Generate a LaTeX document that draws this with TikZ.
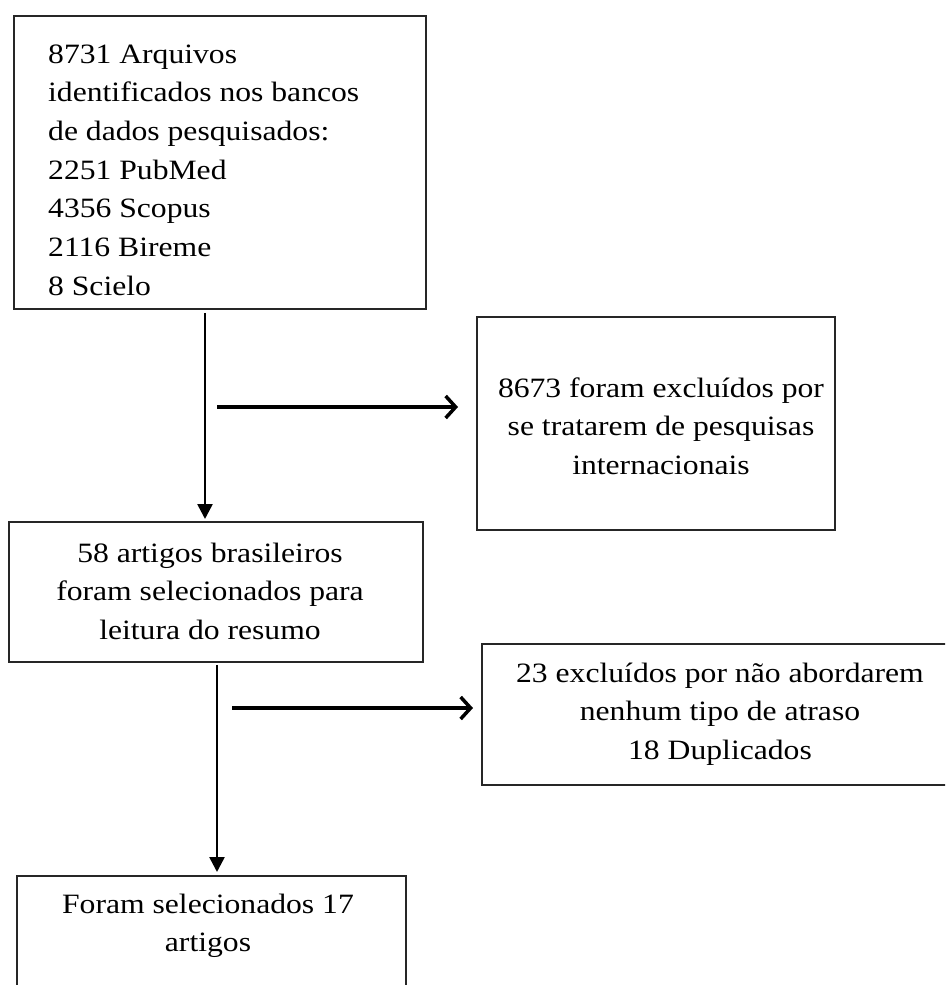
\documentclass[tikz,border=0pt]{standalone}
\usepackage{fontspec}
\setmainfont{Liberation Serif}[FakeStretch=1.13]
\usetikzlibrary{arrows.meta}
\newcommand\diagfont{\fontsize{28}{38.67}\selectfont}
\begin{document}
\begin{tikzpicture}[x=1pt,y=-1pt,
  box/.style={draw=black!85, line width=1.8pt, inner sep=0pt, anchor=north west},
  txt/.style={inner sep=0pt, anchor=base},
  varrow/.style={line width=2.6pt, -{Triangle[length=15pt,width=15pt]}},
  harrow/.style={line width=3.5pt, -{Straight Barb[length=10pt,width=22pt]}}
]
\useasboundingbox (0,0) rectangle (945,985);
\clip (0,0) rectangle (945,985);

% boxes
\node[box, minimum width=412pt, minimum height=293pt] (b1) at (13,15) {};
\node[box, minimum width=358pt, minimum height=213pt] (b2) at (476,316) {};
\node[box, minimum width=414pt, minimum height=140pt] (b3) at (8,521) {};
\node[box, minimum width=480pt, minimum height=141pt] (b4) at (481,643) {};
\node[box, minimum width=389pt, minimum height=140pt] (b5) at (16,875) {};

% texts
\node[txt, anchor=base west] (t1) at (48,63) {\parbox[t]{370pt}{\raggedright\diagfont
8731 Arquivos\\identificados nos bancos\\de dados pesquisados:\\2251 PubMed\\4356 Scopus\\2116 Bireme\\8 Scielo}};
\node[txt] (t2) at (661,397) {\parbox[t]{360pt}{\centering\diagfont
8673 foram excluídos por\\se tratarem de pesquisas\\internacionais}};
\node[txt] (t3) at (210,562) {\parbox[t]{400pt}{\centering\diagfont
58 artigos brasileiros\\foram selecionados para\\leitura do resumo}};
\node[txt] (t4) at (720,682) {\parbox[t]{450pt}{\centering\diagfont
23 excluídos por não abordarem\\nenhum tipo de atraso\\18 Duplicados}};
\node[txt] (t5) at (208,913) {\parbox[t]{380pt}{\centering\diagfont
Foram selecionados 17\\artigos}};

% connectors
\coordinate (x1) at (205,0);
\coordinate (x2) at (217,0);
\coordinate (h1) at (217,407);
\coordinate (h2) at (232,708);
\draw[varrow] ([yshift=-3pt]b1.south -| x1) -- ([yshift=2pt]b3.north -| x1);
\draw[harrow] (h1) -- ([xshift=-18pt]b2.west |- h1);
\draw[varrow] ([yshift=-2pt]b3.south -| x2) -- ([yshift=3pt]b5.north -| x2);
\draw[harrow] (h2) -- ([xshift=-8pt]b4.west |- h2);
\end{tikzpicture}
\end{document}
....
**What to produce**
Write out exactly the lines between the start of the data and the line with "minimum width=389pt, minimum", including both, but none of the pictures.

**Answer for this exercise**
Generate a LaTeX document that draws this with TikZ.
\documentclass[tikz,border=0pt]{standalone}
\usepackage{fontspec}
\setmainfont{Liberation Serif}[FakeStretch=1.13]
\usetikzlibrary{arrows.meta}
\newcommand\diagfont{\fontsize{28}{38.67}\selectfont}
\begin{document}
\begin{tikzpicture}[x=1pt,y=-1pt,
  box/.style={draw=black!85, line width=1.8pt, inner sep=0pt, anchor=north west},
  txt/.style={inner sep=0pt, anchor=base},
  varrow/.style={line width=2.6pt, -{Triangle[length=15pt,width=15pt]}},
  harrow/.style={line width=3.5pt, -{Straight Barb[length=10pt,width=22pt]}}
]
\useasboundingbox (0,0) rectangle (945,985);
\clip (0,0) rectangle (945,985);

% boxes
\node[box, minimum width=412pt, minimum height=293pt] (b1) at (13,15) {};
\node[box, minimum width=358pt, minimum height=213pt] (b2) at (476,316) {};
\node[box, minimum width=414pt, minimum height=140pt] (b3) at (8,521) {};
\node[box, minimum width=480pt, minimum height=141pt] (b4) at (481,643) {};
\node[box, minimum width=389pt, minimum height=140pt] (b5) at (16,875) {};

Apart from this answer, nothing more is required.